Prime Minister Kostas Karamanlis yesterday stressed the importance of intensifying efforts to resolve longstanding disputes between Greece and Turkey, during the second day of his landmark official visit to Ankara. Delivering a speech at Ankara’s Bilkent University, one of the leading research universities in Turkey, the premier said “I know very well that the road ahead of us is long and difficult. But the cost of not moving forward, and the lost benefit from not forging ahead, will be immense. And this, precisely, is the strongest incentive for keeping our eyes turned to the future,” Karamanlis continued.  “We have a lot to gain by moving ahead together. We have even more to lose by following the path of tension and enmity.” As for Greece, the prime minister said, “I can assure you that our commitment is to move forward.”  

On Cyprus, Karamanlis said: “The time has come to break down Nicosia’s last dividing wall in Europe. Greece and Turkey should work together with the people of Cyprus to restore its independence, sovereignty and unity.” He further emphasised Greece’s preparedness to help. “We are ready to contribute to this effort so that all citizens of Cyprus are able to enjoy the benefits of European integration,” he said, adding that “the way ahead will be long and difficult but the cost of not moving ahead will be immense.”

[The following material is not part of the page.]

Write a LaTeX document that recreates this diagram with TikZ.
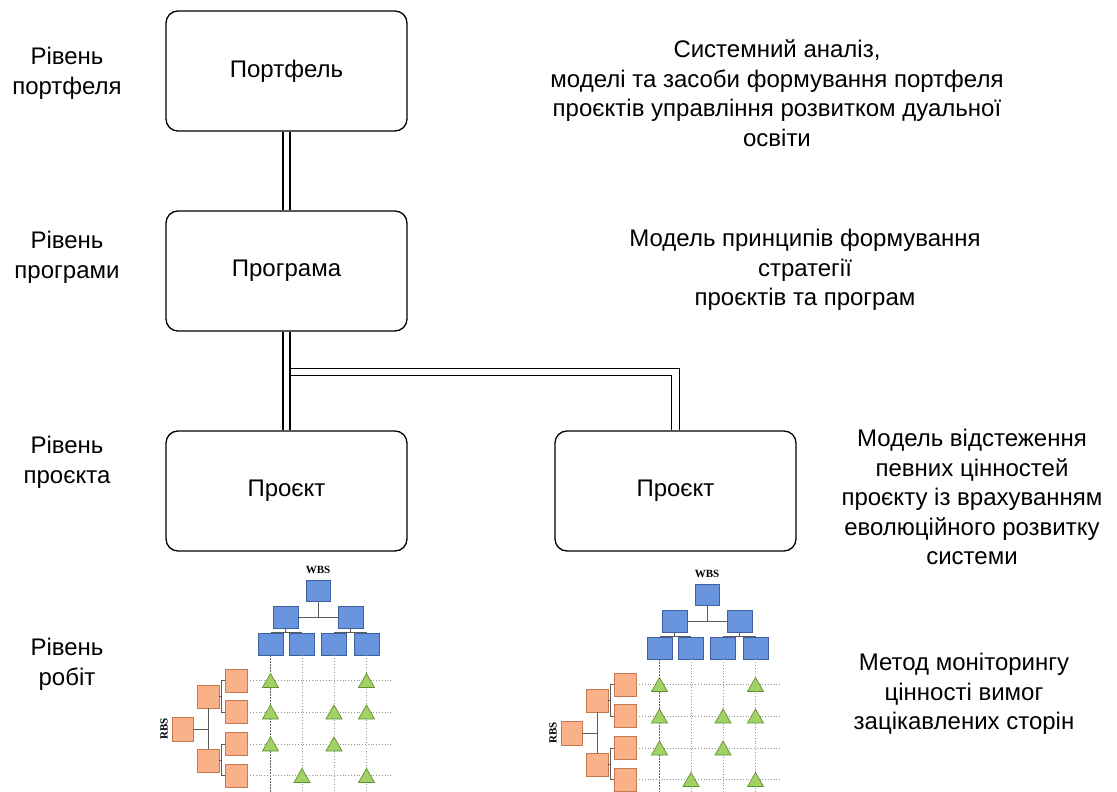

In a sign of good will, Karamanlis laid a wreath at the tomb of Mustafa Kemal Ataturk, Turkey’s national founder. Referring to the historical meeting between Ataturk and the Greek premier Eleftherios Venizelos who reached a peace pact in 1930, after the bitter fighting between the two countries in Asia Minor in the early 20s and the exchange of populations in 1923, Karamanlis wrote in the visitor’s book at the mausoleum the following: “Ataturk and Venizelos had the political courage … not to let conflicts of the past to become an obstacle to building a better future.”

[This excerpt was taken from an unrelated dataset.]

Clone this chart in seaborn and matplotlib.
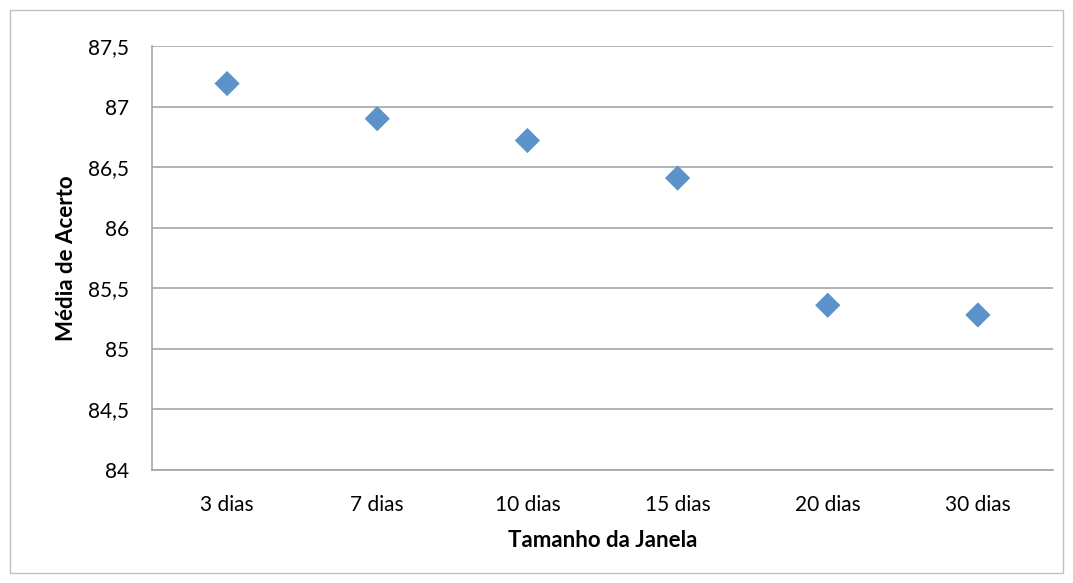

Karamanlis met yesterday with President Abdulah Gul, as well as the main opposition leader Denis Baykal and then flew to Istanbul where later in the day he met the Ecumenical Patriarch Vartholomaios (www.ec-patr.org) and discussed the problems of the Greek minority in Turkey. The Greek premier said that in the struggle to protect the rights of the Ecumenical Patriarchate, the active and lasting support of the Greek state must be taken for granted. Concluding his visit today, the premier is going to address a business forum together with Erdogan.